▸ **Given exercise**
Set down, exactly as written, the lines from the top of the data to the line that holds "plt.rcParams['mathtext.rm'] = 'Liberation", and omit the pictures.

▸ **Raw data**
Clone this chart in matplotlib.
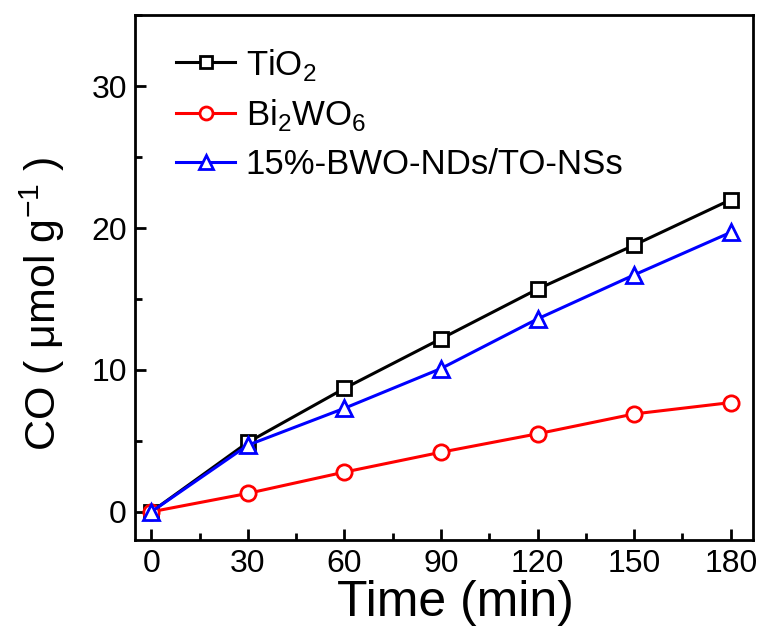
import matplotlib
matplotlib.use("Agg")
import matplotlib.pyplot as plt
from matplotlib.ticker import MultipleLocator

plt.rcParams['font.family'] = ['Liberation Sans', 'DejaVu Sans']
plt.rcParams['mathtext.fontset'] = 'custom'
plt.rcParams['mathtext.rm'] = 'Liberation Sans'

# data
time = [0, 30, 60, 90, 120, 150, 180]
tio2 = [0, 4.9, 8.7, 12.2, 15.7, 18.8, 22.0]
bi2wo6 = [0, 1.3, 2.8, 4.2, 5.5, 6.9, 7.7]
composite = [0, 4.7, 7.3, 10.1, 13.6, 16.7, 19.7]
labels = [r'TiO$_\mathregular{2}$', r'Bi$_\mathregular{2}$WO$_\mathregular{6}$', '15%-BWO-NDs/TO-NSs']

fig = plt.figure(figsize=(7.64, 6.37), dpi=100)
ax = fig.add_axes([0.177, 0.152, 0.809, 0.824])

ax.plot(time, tio2, color='black', lw=2.2, marker='s', ms=10, mfc='white', mew=2, label=labels[0])
ax.plot(time, bi2wo6, color='red', lw=2.2, marker='o', ms=11, mfc='white', mew=2, label=labels[1])
ax.plot(time, composite, color='blue', lw=2.2, marker='^', ms=12, mfc='white', mew=2, label=labels[2])

ax.set_xlim(-5, 187)
ax.set_ylim(-2, 35)
ax.set_xticks(time)
ax.set_yticks([0, 10, 20, 30])
ax.xaxis.set_minor_locator(MultipleLocator(15))
ax.yaxis.set_minor_locator(MultipleLocator(5))
ax.tick_params(which='both', direction='in', top=False, right=False, width=2)
ax.tick_params(which='major', length=8, labelsize=23, pad=6)
ax.tick_params(which='minor', length=5)
for s in ax.spines.values():
    s.set_linewidth(2)

ax.set_xlabel('Time (min)', fontsize=36)
ax.xaxis.set_label_coords(0.518, -0.075)
ax.set_ylabel(r'CO ( $\mathregular{\mu}$mol g$^\mathregular{-1}$ )', fontsize=31)
ax.yaxis.set_label_coords(-0.11, 0.45)

ax.legend(loc='upper left', bbox_to_anchor=(0.016, 1.0), frameon=False, fontsize=25,
          handlelength=1.7, handletextpad=0.3, labelspacing=0.42, borderaxespad=0.5,
          markerscale=0.85)

fig.savefig('out.png', dpi=100)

▸ **Correct response**
Clone this chart in matplotlib.
import matplotlib
matplotlib.use("Agg")
import matplotlib.pyplot as plt
from matplotlib.ticker import MultipleLocator

plt.rcParams['font.family'] = ['Liberation Sans', 'DejaVu Sans']
plt.rcParams['mathtext.fontset'] = 'custom'
plt.rcParams['mathtext.rm'] = 'Liberation Sans'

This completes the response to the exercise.